As seen in previous paragraphs, the specifications alone are not reliable
enough to build a production-level host node, and the paritytech/polkadot
code base changes at too fast a rate (ahead of the specifications) for projects
building a host node from scratch to successfully adapt and follow Parity's rhythm.
We believe this is one of the main reasons Kagome and Gossamer have not yet reached production level.
Review of Polkadot Host (Parity)
Due to the fact that the specifications alone are not sufficient to build a
host node, we suggest also using the code-base of Parity's host node as a
reference. Jumping ahead a little, our proposed approach to building a host
node on the Polkadot network is modular, starting from a fork of paritytech/polkadot
, and replacing components with our own C++ implementations one at a time. The goal here is to divide the task into smaller, more manageable modules, that can be implemented and tested separately.
As Parity's note is written in Rust, it is cut into crates. Hence, the
minimal units we can replace will be these crates, and we are somewhat
restricted to follow the architecture of their project.
We hereby expose challenges related to such a dependence on the paritytech/polkadot
code base.
Code churn & dependencies
Though the host node is meant to be stable, the paritytech/polkadot
code base continuously evolves. This complicates the re-writing process, and implies the need for a strategy ensuring that modules, which have been re-written, stay up to date with Parity's host node.
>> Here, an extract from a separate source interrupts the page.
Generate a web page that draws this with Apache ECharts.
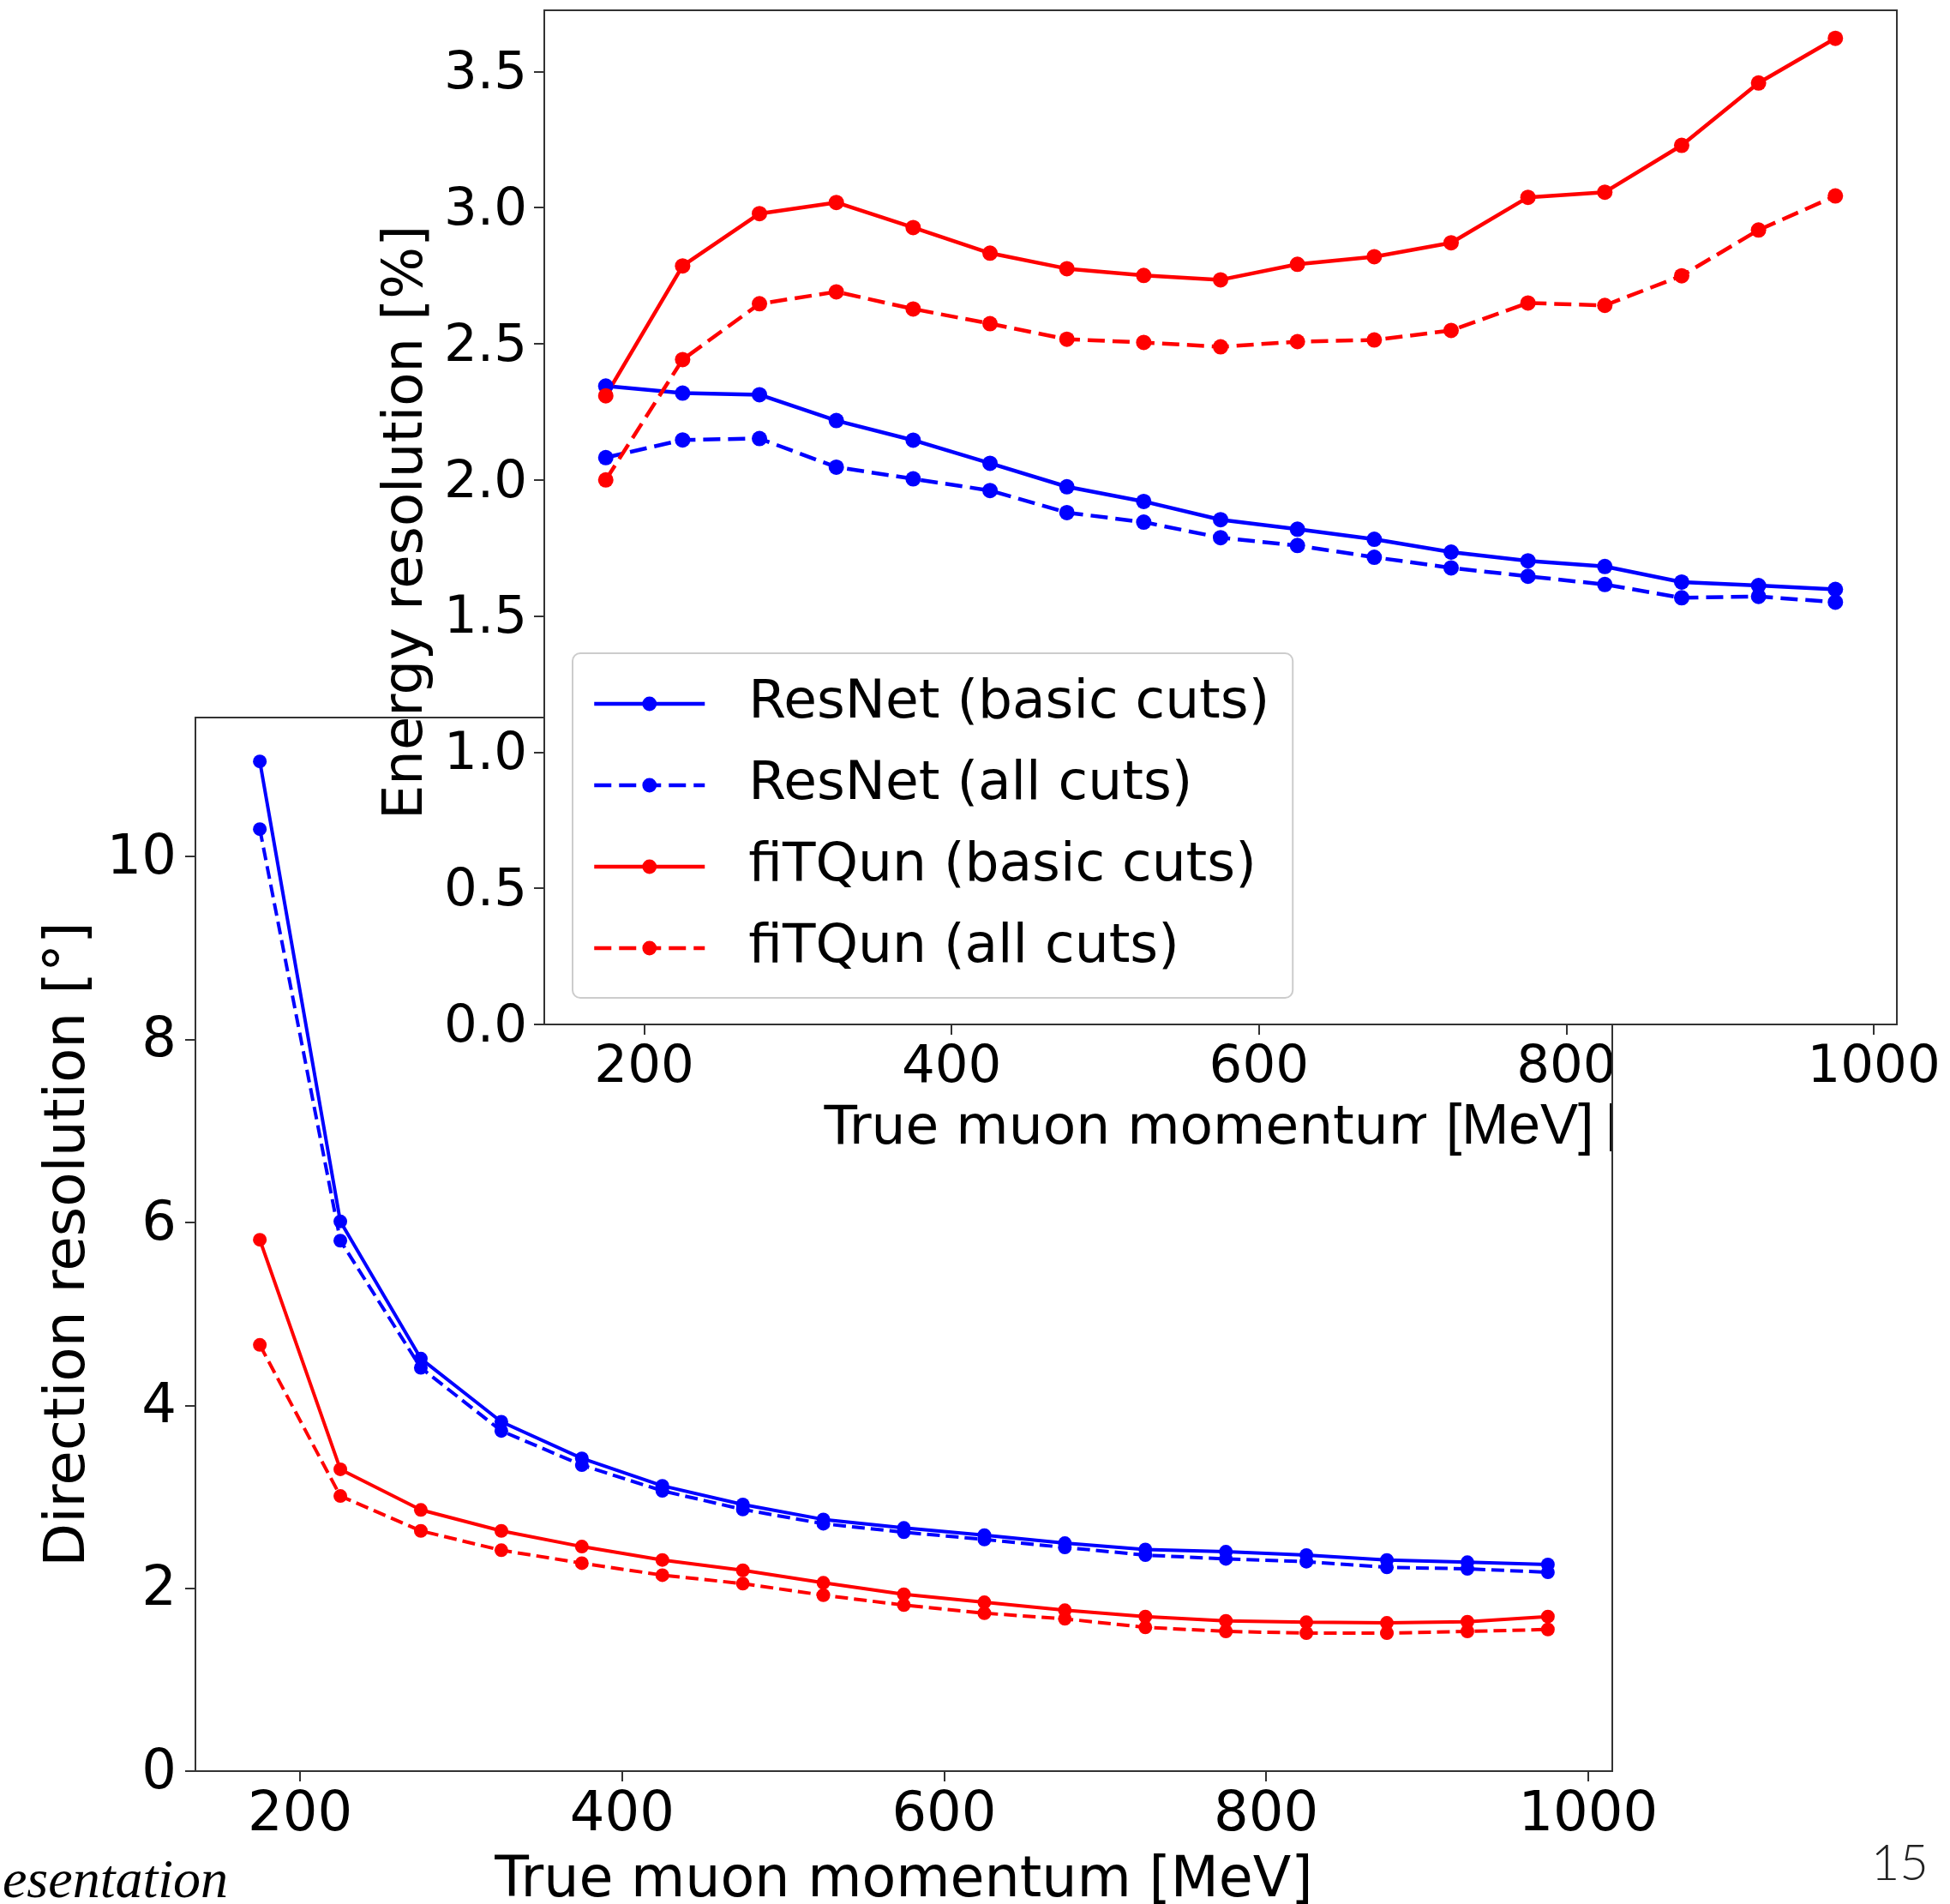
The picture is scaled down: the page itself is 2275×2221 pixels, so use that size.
<!DOCTYPE html>
<html>
<head>
<meta charset="utf-8">
<script src="https://cdn.jsdelivr.net/npm/echarts@6/dist/echarts.min.js"></script>
<style>
  html, body { margin: 0; padding: 0; background: #ffffff; }
  #chart { width: 2275px; height: 2221px; }
</style>
</head>
<body>
<div id="chart"></div>
<script>
// True muon momentum bins [MeV]
const momentum = [175, 225, 275, 325, 375, 425, 475, 525, 575, 625, 675, 725, 775, 825, 875, 925, 975];

// Energy resolution [%]
const resnetBasicEnergy = [2.345, 2.319, 2.313, 2.218, 2.146, 2.061, 1.975, 1.921, 1.854, 1.819, 1.782, 1.735, 1.703, 1.682, 1.625, 1.612, 1.598];
const resnetAllEnergy   = [2.082, 2.147, 2.152, 2.047, 2.004, 1.961, 1.880, 1.845, 1.788, 1.759, 1.716, 1.677, 1.646, 1.616, 1.567, 1.572, 1.551];
const fitqunBasicEnergy = [2.309, 2.786, 2.978, 3.019, 2.927, 2.833, 2.776, 2.751, 2.735, 2.792, 2.820, 2.871, 3.038, 3.057, 3.229, 3.458, 3.622];
const fitqunAllEnergy   = [2.000, 2.442, 2.647, 2.691, 2.628, 2.574, 2.517, 2.505, 2.489, 2.508, 2.514, 2.549, 2.650, 2.641, 2.750, 2.918, 3.043];

// Direction resolution [deg]
const resnetBasicDirection = [11.04, 6.01, 4.51, 3.82, 3.42, 3.12, 2.915, 2.752, 2.659, 2.580, 2.493, 2.424, 2.399, 2.362, 2.309, 2.284, 2.259];
const resnetAllDirection   = [10.30, 5.80, 4.41, 3.72, 3.346, 3.065, 2.861, 2.705, 2.612, 2.533, 2.446, 2.362, 2.321, 2.290, 2.228, 2.212, 2.174];
const fitqunBasicDirection = [5.81, 3.30, 2.856, 2.627, 2.455, 2.309, 2.196, 2.059, 1.934, 1.846, 1.759, 1.690, 1.643, 1.628, 1.621, 1.634, 1.690];
const fitqunAllDirection   = [4.66, 3.008, 2.627, 2.415, 2.274, 2.143, 2.050, 1.924, 1.815, 1.727, 1.665, 1.572, 1.528, 1.509, 1.509, 1.528, 1.549];

// Tick values
const momentumTicks  = [200, 400, 600, 800, 1000];
const energyTicks    = [0, 0.5, 1.0, 1.5, 2.0, 2.5, 3.0, 3.5];
const directionTicks = [0, 2, 4, 6, 8, 10];

// Legend labels
const seriesNames = ['ResNet (basic cuts)', 'ResNet (all cuts)', 'fiTQun (basic cuts)', 'fiTQun (all cuts)'];

const FONT = 'DejaVu Sans';
const BLUE = '#0000ff';
const RED = '#ff0000';
const SPINE = '#333333';

function pairs(values) {
  return momentum.map((m, i) => [m, values[i]]);
}

function tick(values) {
  return { show: true, inside: false, length: 12, customValues: values,
           lineStyle: { color: SPINE, width: 2 } };
}

function label(values, size, margin, fmt) {
  return { show: true, customValues: values, margin: margin, fontSize: size,
           fontFamily: FONT, color: '#000', formatter: fmt };
}

// y tick labels sit a few pixels below their tick, as in matplotlib
function yLabel(values, size, margin, fmt, lh) {
  return Object.assign(label(values, size, margin, fmt),
                       { verticalAlign: 'top', lineHeight: lh });
}

function lineSeries(name, values, color, dashed, top) {
  return {
    name: name,
    type: 'line',
    xAxisIndex: top ? 1 : 0,
    yAxisIndex: top ? 1 : 0,
    data: pairs(values),
    symbol: 'circle',
    symbolSize: top ? 18 : 16,
    showSymbol: true,
    clip: false,
    z: top ? 6 : 2,
    itemStyle: { color: color },
    lineStyle: {
      color: color,
      width: top ? 4.5 : 4,
      type: dashed ? (top ? [20, 9] : [15, 7]) : 'solid'
    },
    emphasis: { disabled: true },
    animation: false
  };
}

const chart = echarts.init(document.getElementById('chart'), null, { renderer: 'canvas' });

chart.setOption({
  backgroundColor: '#ffffff',
  animation: false,
  grid: [
    { // direction resolution panel
      left: 228, top: 837, width: 1653, height: 1229,
      outerBoundsMode: 'none', containLabel: false,
      show: true, backgroundColor: 'transparent',
      borderColor: SPINE, borderWidth: 2, z: 0
    },
    { // energy resolution panel, drawn over the other one
      left: 635, top: 12, width: 1578, height: 1183,
      outerBoundsMode: 'none', containLabel: false,
      show: true, backgroundColor: '#ffffff',
      borderColor: SPINE, borderWidth: 2, z: 3
    }
  ],
  xAxis: [
    {
      gridIndex: 0, type: 'value', min: 135, max: 1015, z: 1,
      axisLine: { show: false }, splitLine: { show: false },
      axisTick: tick(momentumTicks),
      axisLabel: label(momentumTicks, 64, 20, v => String(v)),
      name: 'True muon momentum [MeV]', nameLocation: 'middle', nameGap: 97,
      nameTextStyle: { fontSize: 65, fontFamily: FONT, color: '#000' }
    },
    {
      gridIndex: 1, type: 'value', min: 135, max: 1015, z: 4,
      axisLine: { show: false }, splitLine: { show: false },
      axisTick: tick(momentumTicks),
      axisLabel: label(momentumTicks, 61, 21, v => String(v)),
      name: 'True muon momentum [MeV]', nameLocation: 'middle', nameGap: 91,
      nameTextStyle: { fontSize: 63, fontFamily: FONT, color: '#000' }
    }
  ],
  yAxis: [
    {
      gridIndex: 0, type: 'value', min: 0, max: 11.52, z: 1,
      axisLine: { show: false }, splitLine: { show: false },
      axisTick: tick(directionTicks),
      axisLabel: yLabel(directionTicks, 64, 22, v => String(v), 6),
      name: 'Direction resolution [°]', nameLocation: 'middle', nameGap: 112, nameRotate: 90,
      nameTextStyle: { fontSize: 66, fontFamily: FONT, color: '#000' }
    },
    {
      gridIndex: 1, type: 'value', min: 0, max: 3.725, z: 4,
      axisLine: { show: false }, splitLine: { show: false },
      axisTick: tick(energyTicks),
      axisLabel: yLabel(energyTicks, 61, 20, v => v.toFixed(1), 8),
      name: 'Energy resolution [%]', nameLocation: 'middle', nameGap: 126, nameRotate: 90,
      nameTextStyle: { fontSize: 64, fontFamily: FONT, color: '#000', padding: [0, 12, 0, 0] }
    }
  ],
  legend: {
    show: true,
    data: seriesNames,
    orient: 'vertical',
    left: 668, top: 762,
    padding: [24, 27, 23, 23],
    itemWidth: 129, itemHeight: 21, itemGap: 25,
    backgroundColor: 'rgba(255,255,255,0.8)',
    borderColor: '#cccccc', borderWidth: 2, borderRadius: 9,
    lineStyle: { width: 4.5 },
    selectedMode: false,
    z: 8,
    textStyle: { fontSize: 63, fontFamily: FONT, color: '#000', lineHeight: 70,
                 padding: [0, 0, 0, 46] }
  },
  series: [
    lineSeries(seriesNames[0], resnetBasicEnergy, BLUE, false, true),
    lineSeries(seriesNames[1], resnetAllEnergy, BLUE, true, true),
    lineSeries(seriesNames[2], fitqunBasicEnergy, RED, false, true),
    lineSeries(seriesNames[3], fitqunAllEnergy, RED, true, true),
    lineSeries(seriesNames[0], resnetBasicDirection, BLUE, false, false),
    lineSeries(seriesNames[1], resnetAllDirection, BLUE, true, false),
    lineSeries(seriesNames[2], fitqunBasicDirection, RED, false, false),
    lineSeries(seriesNames[3], fitqunAllDirection, RED, true, false)
  ],
  graphic: [
    { // relabelled unit on the upper panel's axis title
      type: 'rect', z: 20, silent: true,
      shape: { x: 1664, y: 1268, width: 214, height: 100 },
      style: { fill: '#ffffff' }
    },
    {
      type: 'text', z: 21, silent: true, x: 1687, y: 1316,
      style: { text: '[MeV]', font: '66px "Liberation Sans"', fill: '#000',
               textAlign: 'left', textVerticalAlign: 'middle' }
    },
    { // right spine of the lower panel, crossing the upper panel's axis title
      type: 'line', z: 22, silent: true,
      shape: { x1: 1881, y1: 1196, x2: 1881, y2: 1380 },
      style: { stroke: SPINE, lineWidth: 2 }
    },
    { // slide footer
      type: 'text', z: 21, silent: true, x: 266, y: 2196,
      style: { text: 'esentation', font: 'italic 64px "Liberation Serif"', fill: '#000',
               textAlign: 'right', textVerticalAlign: 'middle' }
    },
    { // slide number
      type: 'text', z: 21, silent: true, x: 2250, y: 2174,
      style: { text: '15', font: '300 58px Lato', fill: '#222',
               textAlign: 'right', textVerticalAlign: 'middle' }
    }
  ]
});
</script>
</body>
</html>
As Parity's node implementation is written in Rust, crates split the code into reusable and composable pieces. We will take the crates as areas of the Polkadot host node which we believe can be implemented independently.
For evaluation of code stability, we use a tool called Hercules to get a variety of stats on the history of project files. We thus obtained an objective evaluation of which crates are most stable, as opposed to those that are subject to high levels of change.
Since the project also heavily depends on external crates -- namely from Substrate -- we also evaluated the number of updates the Cargo.toml
files, and the complexity and code churn of these dependencies.
The large graph of dependencies, involving crates from Substrate, is a risk factor of our proposed approach. Firstly because Rust's Cargo provides a more streamlined and integrated experience for managing dependencies compared to the use of third-party tools in C++; secondly because some of the Substrate crates will also require re-implementing; and finally, as we will be moving some parts of the host node’s code to C++, while still having crates in rust which depend on the original (Rust) crate, these dependencies will most likely cause a number of compile-time errors (in the event of e.g. changes on dependencies or types).
Rust macros
Parity's Polkadot node makes extensive use of macros in Rust throughout the code, which will make the task of re-writing the project in C++ more challenging. This is because macros in Rust are expanded at compile-time, and they can generate complex code that may not be straightforward to translate to C++.
To re-implement macros in C++, we will need to manually translate the macro logic to C++ code. This can be a time-consuming and error-prone process, as we will need to understand the behavior of the macros and ensure that the C++ code behaves the same way.